Is this an example of deception? Because he clearly spoke as if his teachings superceded the Old Testament teachings:

“You have heard that it was said, “An eye for an eye and a tooth for a tooth.” But I tell you, do not resist an evil person.”

I don’t think so. I think he truly believed that he was fulfilling the law of the prophets. In doing so he had to abolish what the jewish priests had made of these laws, which was in his mind something entirely different.

In Nietzsche’s rendering - again - Jezus was some kind anti-establishment anarchist who took Judaism even up (or down depending on how you look at it) a notch, taking equality and acceptance to the extreme. The judaic inspired culture of the time still had social structure and hierarchy.

That was the essense of Jezus true evangelical teaching, according to Nietzsche at least, the abolisement of difference.

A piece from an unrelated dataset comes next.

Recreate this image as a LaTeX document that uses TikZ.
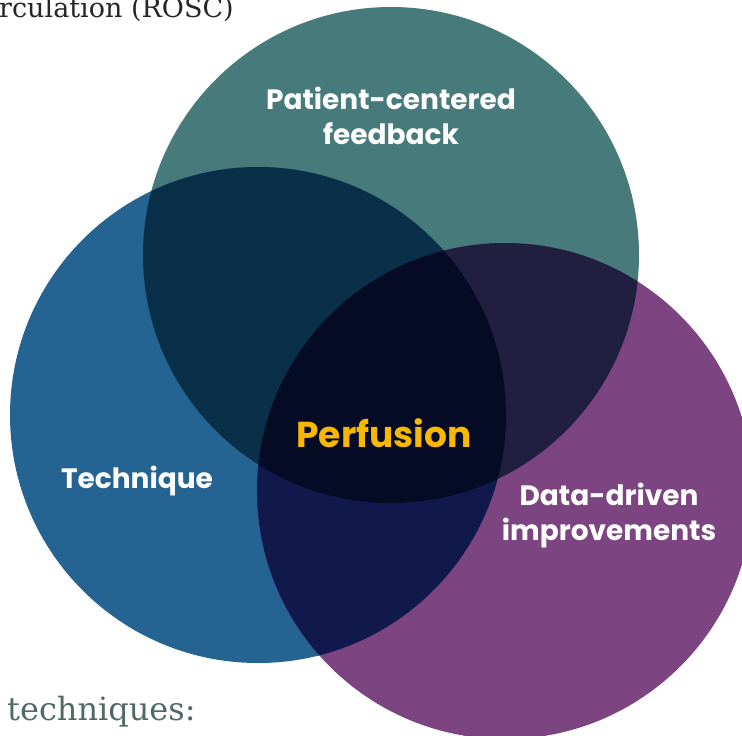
\documentclass[tikz,border=0pt]{standalone}
\usepackage{fontspec}
\setsansfont{Poppins}
\setmainfont{DejaVu Serif}
\usetikzlibrary{positioning}
\definecolor{teal1}{HTML}{477B7B}
\definecolor{blue1}{HTML}{256392}
\definecolor{purp1}{HTML}{7D4482}
\definecolor{tb}{HTML}{0A2F48}
\definecolor{tp}{HTML}{211F3F}
\definecolor{bp}{HTML}{11184B}
\definecolor{tbp}{HTML}{050B24}
\definecolor{gold1}{HTML}{F9B800}
\definecolor{note1}{HTML}{4F6A66}
\tikzset{
	lab/.style={text=white,font=\sffamily\bfseries\fontsize{28}{35}\selectfont,align=center},
	note/.style={font=\fontsize{32}{34}\selectfont,inner sep=0,anchor=base west}
}
\begin{document}
\begin{tikzpicture}[x=1pt,y=-1pt]
\useasboundingbox (0,0) rectangle (742,736);
\def\rad{248}
\coordinate (T) at (391,255);
\coordinate (B) at (258,415);
\coordinate (P) at (505,491);
\fill[teal1] (T) circle (\rad);
\fill[blue1] (B) circle (\rad);
\fill[purp1] (P) circle (\rad);
\begin{scope}
	\clip (T) circle (\rad);
	\fill[tb] (B) circle (\rad);
	\fill[tp] (P) circle (\rad);
\end{scope}
\begin{scope}
	\clip (B) circle (\rad);
	\fill[bp] (P) circle (\rad);
	\clip (T) circle (\rad);
	\fill[tbp] (P) circle (\rad);
\end{scope}
\node[lab] (pcf) at (391,116) {Patient-centered\\feedback};
\node[lab] (tec) at (137,481) {Technique};
\node[lab] (ddi) at (609,516) {Data-driven\\improvements};
\node[lab,text=gold1,font=\sffamily\bfseries\fontsize{36}{40}\selectfont] (perf) at (384,433) {Perfusion};
\node[note,text=black!85,font=\fontsize{27}{30}\selectfont] (rosc) at (-1,17) {rculation (ROSC)};
\node[note,text=note1] (tq) at (7,720) {techniques:};
\end{tikzpicture}
\end{document}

And ironicly his words were later coöpted by the christian church to form yet another hierarchical power structure that had very little to to with Jezus word.

One useful way to look at beliefs is i think, not necessarily looking at the content of specific beliefs, but looking for the level of abstraction, strenght of conviction and the origin of beliefs, physical world or feelings.

Wide abstract idea’s, strong convictions and beliefs based on feeling, will go togheter a lot of the time. These people can do some crazy stuff. A discriminating mind, who tests his idea’s and is willing to change his beliefs… not so much.